Better by far is the earlynorthamerican set on Upper Class records by girlsareshort. Now, I came across this bunch via three tracks on the We Owe You Nothing sampler, and I’m delighted to report that this album delivers on all the promise from those cuts, and more… This is the sound of truly magical upbeat Summer Pop that dreams of diamond studded sequencers and acid tinged techno parties peopled by characters from the covers of those RPM girl group collections. And the weird thing is that although girlsareshort sound like some magnificently strange technopopgirlgroop it’s actually two guys with occasional vocal duties by a range of drop ins from heaven… There are way too many highlights to deal with here, earlynorthamerican being the kind of record you grapple with for ages trying to decide which track to add to that summer mix tape, and so end up making ten different mixes so you can do the record justice (and hey, because you don’t want to break the one track from each artist rule, do you?). But today, I go for ‘Mississauga Theme’ for its Stars meets Baxendale delight, plus the fact it neatly connects with Hidden Cameras, and their forthcoming Mississauga Goddam album. girlsareshort are hanging out by the tennis courts and gazing at the lazy blue. Make sure you join ‘em.

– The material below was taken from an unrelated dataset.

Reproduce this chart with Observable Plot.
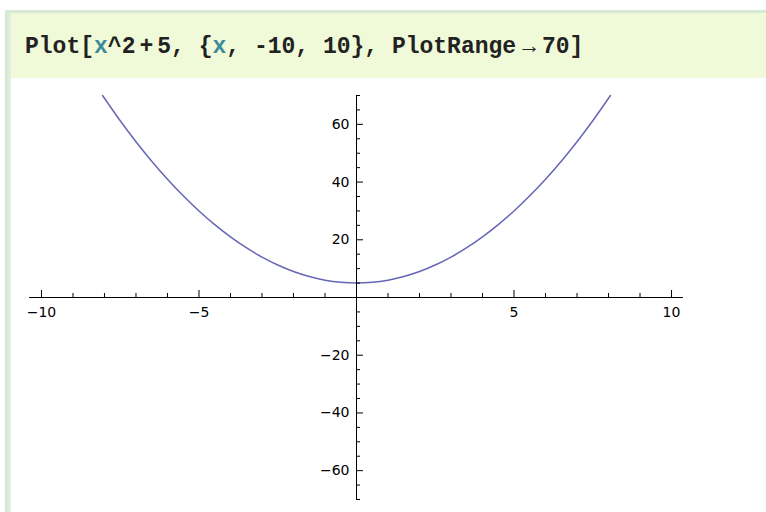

A very different offering from Upper Class comes in the guise of the Food For Animals’ Scavengers set. Ten tracks and clocking in at a fraction under twenty minutes, this is a madcap Hip Hop record that has me grinning like a loon and dancing like there’s ass in my pants. The product of Washington DC duo Ricky Rabbit and Vulture Voltair, this in fact is more like Glitch Hop, with great raps exploding over the top of clashing electronics. It’s like Beastie Boys performing in a 19th Century Lancashire Mill with a radio playing Wu Tang Clan in the background. Yeah, that good. Really.